Given data:
-*-*-

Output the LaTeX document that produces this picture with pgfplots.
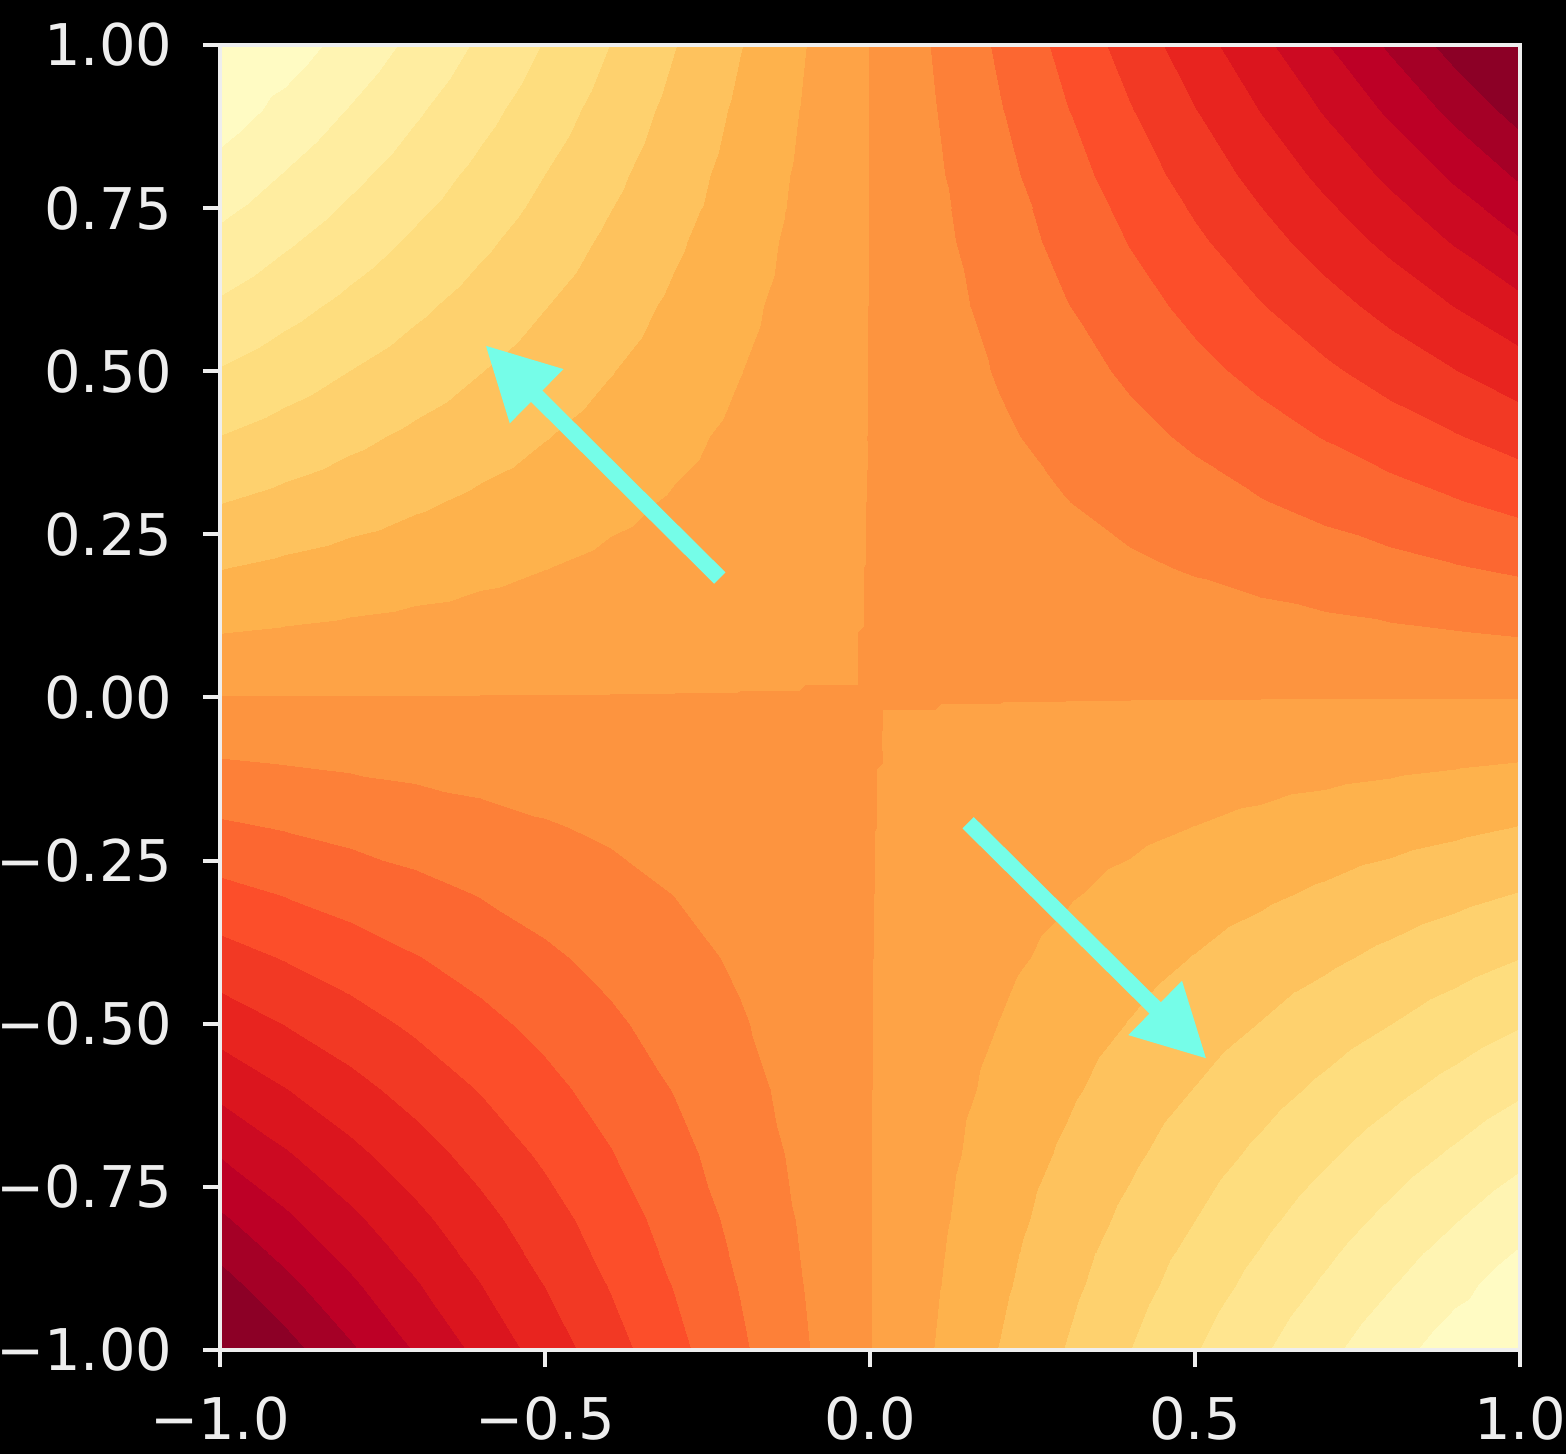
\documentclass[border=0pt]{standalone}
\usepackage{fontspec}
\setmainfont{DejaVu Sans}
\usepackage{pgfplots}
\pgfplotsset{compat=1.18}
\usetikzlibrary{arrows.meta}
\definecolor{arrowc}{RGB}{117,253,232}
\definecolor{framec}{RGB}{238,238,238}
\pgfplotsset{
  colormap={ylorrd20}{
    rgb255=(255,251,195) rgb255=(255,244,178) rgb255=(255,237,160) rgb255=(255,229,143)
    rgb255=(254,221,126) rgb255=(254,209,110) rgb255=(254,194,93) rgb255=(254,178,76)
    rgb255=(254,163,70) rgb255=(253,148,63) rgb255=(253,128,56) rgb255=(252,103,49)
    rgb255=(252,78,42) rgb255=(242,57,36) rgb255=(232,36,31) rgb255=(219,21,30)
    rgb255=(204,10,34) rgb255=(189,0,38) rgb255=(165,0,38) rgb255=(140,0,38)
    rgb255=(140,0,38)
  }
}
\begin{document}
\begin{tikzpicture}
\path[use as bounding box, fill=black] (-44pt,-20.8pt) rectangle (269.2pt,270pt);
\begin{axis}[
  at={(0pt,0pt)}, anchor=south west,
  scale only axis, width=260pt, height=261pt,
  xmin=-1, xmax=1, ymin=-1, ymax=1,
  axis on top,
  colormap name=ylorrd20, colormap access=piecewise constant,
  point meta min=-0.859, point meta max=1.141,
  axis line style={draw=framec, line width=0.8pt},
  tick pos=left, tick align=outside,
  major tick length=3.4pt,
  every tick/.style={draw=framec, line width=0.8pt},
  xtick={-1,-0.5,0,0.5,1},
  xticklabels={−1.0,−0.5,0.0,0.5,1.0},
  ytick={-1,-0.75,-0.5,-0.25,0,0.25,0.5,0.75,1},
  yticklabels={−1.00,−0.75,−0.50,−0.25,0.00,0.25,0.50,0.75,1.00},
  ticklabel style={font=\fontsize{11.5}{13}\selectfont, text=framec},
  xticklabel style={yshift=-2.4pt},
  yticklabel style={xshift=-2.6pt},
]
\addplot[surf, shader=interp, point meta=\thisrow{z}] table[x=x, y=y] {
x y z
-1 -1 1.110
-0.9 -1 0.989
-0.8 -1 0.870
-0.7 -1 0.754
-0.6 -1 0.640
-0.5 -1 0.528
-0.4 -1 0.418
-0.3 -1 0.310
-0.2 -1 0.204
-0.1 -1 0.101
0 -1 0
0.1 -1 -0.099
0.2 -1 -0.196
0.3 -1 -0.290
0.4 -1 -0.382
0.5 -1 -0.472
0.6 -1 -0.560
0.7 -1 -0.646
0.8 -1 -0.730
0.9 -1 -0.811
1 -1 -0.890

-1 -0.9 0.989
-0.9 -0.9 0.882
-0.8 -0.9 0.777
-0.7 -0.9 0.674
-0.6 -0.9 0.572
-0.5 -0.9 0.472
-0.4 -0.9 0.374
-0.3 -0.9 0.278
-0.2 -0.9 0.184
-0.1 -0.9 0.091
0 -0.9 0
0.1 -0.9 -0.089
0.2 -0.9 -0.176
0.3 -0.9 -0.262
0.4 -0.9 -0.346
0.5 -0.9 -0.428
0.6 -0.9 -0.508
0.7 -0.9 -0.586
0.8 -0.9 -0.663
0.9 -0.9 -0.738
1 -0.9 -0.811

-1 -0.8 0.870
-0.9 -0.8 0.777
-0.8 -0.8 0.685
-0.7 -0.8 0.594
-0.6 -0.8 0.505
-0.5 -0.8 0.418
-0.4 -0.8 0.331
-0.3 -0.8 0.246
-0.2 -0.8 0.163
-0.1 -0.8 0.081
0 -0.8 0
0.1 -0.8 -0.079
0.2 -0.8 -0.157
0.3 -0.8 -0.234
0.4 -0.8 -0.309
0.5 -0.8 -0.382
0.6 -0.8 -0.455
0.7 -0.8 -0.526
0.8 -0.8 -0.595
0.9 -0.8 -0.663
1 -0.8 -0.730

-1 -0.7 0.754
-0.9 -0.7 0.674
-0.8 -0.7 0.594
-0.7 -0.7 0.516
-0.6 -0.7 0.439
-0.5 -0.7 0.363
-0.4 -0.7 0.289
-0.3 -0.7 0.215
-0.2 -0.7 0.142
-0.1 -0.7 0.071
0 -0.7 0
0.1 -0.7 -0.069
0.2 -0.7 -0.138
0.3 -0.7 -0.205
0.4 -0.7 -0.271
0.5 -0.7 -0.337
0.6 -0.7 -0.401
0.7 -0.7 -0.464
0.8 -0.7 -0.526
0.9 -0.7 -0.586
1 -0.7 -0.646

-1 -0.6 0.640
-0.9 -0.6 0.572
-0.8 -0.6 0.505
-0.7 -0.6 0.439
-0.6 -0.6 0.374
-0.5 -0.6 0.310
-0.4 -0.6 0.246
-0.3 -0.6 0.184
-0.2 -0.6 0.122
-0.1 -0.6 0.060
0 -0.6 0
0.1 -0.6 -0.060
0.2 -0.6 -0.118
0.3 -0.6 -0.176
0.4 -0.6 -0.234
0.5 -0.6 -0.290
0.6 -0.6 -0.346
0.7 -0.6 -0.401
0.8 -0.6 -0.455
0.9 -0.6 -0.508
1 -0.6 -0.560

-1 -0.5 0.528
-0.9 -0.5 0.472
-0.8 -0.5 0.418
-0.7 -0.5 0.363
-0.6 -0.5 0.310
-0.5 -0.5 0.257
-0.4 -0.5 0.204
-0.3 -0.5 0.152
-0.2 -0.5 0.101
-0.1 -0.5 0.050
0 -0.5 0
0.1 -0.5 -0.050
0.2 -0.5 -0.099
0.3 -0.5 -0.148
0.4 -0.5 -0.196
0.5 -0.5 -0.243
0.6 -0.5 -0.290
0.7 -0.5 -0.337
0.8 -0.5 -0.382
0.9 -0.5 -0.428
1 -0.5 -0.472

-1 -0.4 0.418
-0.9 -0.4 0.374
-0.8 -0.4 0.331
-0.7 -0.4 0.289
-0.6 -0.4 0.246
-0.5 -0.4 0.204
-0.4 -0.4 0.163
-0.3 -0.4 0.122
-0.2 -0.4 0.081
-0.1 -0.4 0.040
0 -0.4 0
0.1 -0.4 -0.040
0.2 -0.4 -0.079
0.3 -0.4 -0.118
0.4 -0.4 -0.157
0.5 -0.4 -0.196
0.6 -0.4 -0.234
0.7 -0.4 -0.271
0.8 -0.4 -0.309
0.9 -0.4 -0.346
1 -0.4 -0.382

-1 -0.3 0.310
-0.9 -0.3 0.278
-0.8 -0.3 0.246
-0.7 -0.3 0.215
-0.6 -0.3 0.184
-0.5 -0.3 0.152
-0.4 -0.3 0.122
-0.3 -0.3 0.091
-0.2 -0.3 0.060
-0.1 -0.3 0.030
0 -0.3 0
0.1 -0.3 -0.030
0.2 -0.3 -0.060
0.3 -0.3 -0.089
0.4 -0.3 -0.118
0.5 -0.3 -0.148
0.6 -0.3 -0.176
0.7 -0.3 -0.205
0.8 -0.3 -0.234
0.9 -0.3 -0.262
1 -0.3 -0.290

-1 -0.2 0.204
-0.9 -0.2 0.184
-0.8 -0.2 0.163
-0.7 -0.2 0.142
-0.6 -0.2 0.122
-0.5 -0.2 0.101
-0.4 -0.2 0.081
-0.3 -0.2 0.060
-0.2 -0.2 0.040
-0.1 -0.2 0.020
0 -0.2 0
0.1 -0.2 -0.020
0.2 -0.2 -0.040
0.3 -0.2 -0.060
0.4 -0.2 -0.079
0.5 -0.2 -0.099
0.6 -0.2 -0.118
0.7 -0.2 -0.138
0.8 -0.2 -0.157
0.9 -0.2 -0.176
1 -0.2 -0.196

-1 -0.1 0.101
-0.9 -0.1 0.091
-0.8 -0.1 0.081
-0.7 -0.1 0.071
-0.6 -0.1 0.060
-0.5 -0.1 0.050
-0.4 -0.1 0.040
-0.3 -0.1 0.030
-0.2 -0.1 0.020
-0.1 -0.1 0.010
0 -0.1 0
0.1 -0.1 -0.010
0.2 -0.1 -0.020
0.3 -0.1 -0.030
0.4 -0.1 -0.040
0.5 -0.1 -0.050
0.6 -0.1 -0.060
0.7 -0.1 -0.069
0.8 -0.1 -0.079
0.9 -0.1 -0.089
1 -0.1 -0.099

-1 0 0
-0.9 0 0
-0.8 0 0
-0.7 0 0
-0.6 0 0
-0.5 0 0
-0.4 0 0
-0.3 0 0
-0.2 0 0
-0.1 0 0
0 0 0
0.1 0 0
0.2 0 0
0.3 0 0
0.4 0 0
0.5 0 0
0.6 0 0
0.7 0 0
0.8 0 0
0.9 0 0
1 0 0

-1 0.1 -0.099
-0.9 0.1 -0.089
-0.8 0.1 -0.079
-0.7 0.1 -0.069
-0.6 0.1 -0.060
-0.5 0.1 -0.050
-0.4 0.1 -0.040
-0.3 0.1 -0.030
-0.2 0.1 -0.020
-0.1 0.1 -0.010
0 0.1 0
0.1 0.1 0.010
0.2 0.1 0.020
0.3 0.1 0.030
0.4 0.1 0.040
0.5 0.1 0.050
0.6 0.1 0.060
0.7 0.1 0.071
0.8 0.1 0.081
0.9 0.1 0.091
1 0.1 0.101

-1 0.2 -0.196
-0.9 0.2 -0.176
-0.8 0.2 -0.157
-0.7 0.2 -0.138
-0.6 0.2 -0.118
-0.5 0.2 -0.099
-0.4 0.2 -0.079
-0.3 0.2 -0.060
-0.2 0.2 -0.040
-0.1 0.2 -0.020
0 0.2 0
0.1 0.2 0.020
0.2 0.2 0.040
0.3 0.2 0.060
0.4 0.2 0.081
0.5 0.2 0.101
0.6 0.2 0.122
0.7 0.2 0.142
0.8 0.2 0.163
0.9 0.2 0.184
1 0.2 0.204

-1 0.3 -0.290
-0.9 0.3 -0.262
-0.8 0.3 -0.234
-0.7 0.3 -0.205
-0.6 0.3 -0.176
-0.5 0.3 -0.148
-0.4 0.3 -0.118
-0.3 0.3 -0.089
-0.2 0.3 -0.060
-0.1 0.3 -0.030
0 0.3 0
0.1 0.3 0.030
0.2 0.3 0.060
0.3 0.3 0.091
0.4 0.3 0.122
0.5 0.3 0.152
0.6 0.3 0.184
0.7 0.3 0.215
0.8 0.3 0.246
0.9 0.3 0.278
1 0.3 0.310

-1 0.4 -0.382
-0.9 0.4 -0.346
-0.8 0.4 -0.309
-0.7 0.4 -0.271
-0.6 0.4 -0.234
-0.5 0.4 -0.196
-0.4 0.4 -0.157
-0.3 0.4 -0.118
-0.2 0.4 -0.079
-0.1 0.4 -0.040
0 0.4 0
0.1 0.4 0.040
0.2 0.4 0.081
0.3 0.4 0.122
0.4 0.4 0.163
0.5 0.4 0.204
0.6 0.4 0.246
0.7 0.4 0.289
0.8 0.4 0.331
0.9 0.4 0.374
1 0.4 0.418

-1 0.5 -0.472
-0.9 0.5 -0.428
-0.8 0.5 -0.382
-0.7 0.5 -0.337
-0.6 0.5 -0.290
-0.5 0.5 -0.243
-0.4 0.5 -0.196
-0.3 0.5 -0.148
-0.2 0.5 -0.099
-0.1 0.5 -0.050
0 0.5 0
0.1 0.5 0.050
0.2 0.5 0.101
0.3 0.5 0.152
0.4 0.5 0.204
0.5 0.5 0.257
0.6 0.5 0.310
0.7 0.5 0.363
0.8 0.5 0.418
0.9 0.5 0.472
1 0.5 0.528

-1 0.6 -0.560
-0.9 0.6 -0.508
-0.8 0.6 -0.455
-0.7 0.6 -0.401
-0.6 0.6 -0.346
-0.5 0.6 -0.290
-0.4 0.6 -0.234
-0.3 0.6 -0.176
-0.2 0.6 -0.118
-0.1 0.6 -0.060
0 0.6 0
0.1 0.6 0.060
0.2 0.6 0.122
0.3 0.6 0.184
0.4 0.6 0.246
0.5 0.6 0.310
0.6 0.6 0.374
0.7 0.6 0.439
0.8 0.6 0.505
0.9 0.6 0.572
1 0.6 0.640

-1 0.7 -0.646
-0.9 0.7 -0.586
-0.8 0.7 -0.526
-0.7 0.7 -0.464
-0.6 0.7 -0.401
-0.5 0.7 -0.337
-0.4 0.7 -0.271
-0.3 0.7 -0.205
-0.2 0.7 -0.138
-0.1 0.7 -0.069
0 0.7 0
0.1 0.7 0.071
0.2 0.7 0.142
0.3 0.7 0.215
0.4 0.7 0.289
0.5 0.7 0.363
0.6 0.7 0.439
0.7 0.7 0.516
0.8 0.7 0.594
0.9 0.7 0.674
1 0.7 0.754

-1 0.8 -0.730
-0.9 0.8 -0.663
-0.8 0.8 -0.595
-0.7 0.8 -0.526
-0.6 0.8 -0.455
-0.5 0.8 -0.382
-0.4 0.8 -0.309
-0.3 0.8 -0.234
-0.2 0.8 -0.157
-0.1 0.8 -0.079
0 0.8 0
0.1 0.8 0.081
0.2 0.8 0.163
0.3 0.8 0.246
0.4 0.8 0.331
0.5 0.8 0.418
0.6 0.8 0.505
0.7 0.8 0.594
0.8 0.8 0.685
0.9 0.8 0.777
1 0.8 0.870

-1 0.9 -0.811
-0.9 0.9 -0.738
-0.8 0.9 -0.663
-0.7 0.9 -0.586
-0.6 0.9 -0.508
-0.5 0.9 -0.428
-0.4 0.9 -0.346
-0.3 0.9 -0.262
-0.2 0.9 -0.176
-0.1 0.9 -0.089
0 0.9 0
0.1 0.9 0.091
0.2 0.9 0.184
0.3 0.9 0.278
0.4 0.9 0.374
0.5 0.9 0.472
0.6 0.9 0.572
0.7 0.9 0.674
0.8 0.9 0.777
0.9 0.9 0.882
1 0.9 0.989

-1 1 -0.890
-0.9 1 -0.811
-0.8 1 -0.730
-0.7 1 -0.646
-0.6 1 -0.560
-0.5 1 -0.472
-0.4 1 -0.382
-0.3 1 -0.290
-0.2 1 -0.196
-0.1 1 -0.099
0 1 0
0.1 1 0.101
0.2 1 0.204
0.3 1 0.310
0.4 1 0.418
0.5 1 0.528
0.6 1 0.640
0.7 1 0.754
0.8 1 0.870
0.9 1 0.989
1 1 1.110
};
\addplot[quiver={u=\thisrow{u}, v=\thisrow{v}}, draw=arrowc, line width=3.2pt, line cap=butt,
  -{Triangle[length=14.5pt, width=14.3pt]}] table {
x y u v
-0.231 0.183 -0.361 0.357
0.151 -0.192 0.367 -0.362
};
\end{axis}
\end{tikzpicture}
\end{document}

-*-*-

What you will do: Transcribe the opening line of the listing above, please, and every line after it through the line with "1 -1 -0.890", word for word, without pictures.

Exercise output:
Output the LaTeX document that produces this picture with pgfplots.
\documentclass[border=0pt]{standalone}
\usepackage{fontspec}
\setmainfont{DejaVu Sans}
\usepackage{pgfplots}
\pgfplotsset{compat=1.18}
\usetikzlibrary{arrows.meta}
\definecolor{arrowc}{RGB}{117,253,232}
\definecolor{framec}{RGB}{238,238,238}
\pgfplotsset{
  colormap={ylorrd20}{
    rgb255=(255,251,195) rgb255=(255,244,178) rgb255=(255,237,160) rgb255=(255,229,143)
    rgb255=(254,221,126) rgb255=(254,209,110) rgb255=(254,194,93) rgb255=(254,178,76)
    rgb255=(254,163,70) rgb255=(253,148,63) rgb255=(253,128,56) rgb255=(252,103,49)
    rgb255=(252,78,42) rgb255=(242,57,36) rgb255=(232,36,31) rgb255=(219,21,30)
    rgb255=(204,10,34) rgb255=(189,0,38) rgb255=(165,0,38) rgb255=(140,0,38)
    rgb255=(140,0,38)
  }
}
\begin{document}
\begin{tikzpicture}
\path[use as bounding box, fill=black] (-44pt,-20.8pt) rectangle (269.2pt,270pt);
\begin{axis}[
  at={(0pt,0pt)}, anchor=south west,
  scale only axis, width=260pt, height=261pt,
  xmin=-1, xmax=1, ymin=-1, ymax=1,
  axis on top,
  colormap name=ylorrd20, colormap access=piecewise constant,
  point meta min=-0.859, point meta max=1.141,
  axis line style={draw=framec, line width=0.8pt},
  tick pos=left, tick align=outside,
  major tick length=3.4pt,
  every tick/.style={draw=framec, line width=0.8pt},
  xtick={-1,-0.5,0,0.5,1},
  xticklabels={−1.0,−0.5,0.0,0.5,1.0},
  ytick={-1,-0.75,-0.5,-0.25,0,0.25,0.5,0.75,1},
  yticklabels={−1.00,−0.75,−0.50,−0.25,0.00,0.25,0.50,0.75,1.00},
  ticklabel style={font=\fontsize{11.5}{13}\selectfont, text=framec},
  xticklabel style={yshift=-2.4pt},
  yticklabel style={xshift=-2.6pt},
]
\addplot[surf, shader=interp, point meta=\thisrow{z}] table[x=x, y=y] {
x y z
-1 -1 1.110
-0.9 -1 0.989
-0.8 -1 0.870
-0.7 -1 0.754
-0.6 -1 0.640
-0.5 -1 0.528
-0.4 -1 0.418
-0.3 -1 0.310
-0.2 -1 0.204
-0.1 -1 0.101
0 -1 0
0.1 -1 -0.099
0.2 -1 -0.196
0.3 -1 -0.290
0.4 -1 -0.382
0.5 -1 -0.472
0.6 -1 -0.560
0.7 -1 -0.646
0.8 -1 -0.730
0.9 -1 -0.811
1 -1 -0.890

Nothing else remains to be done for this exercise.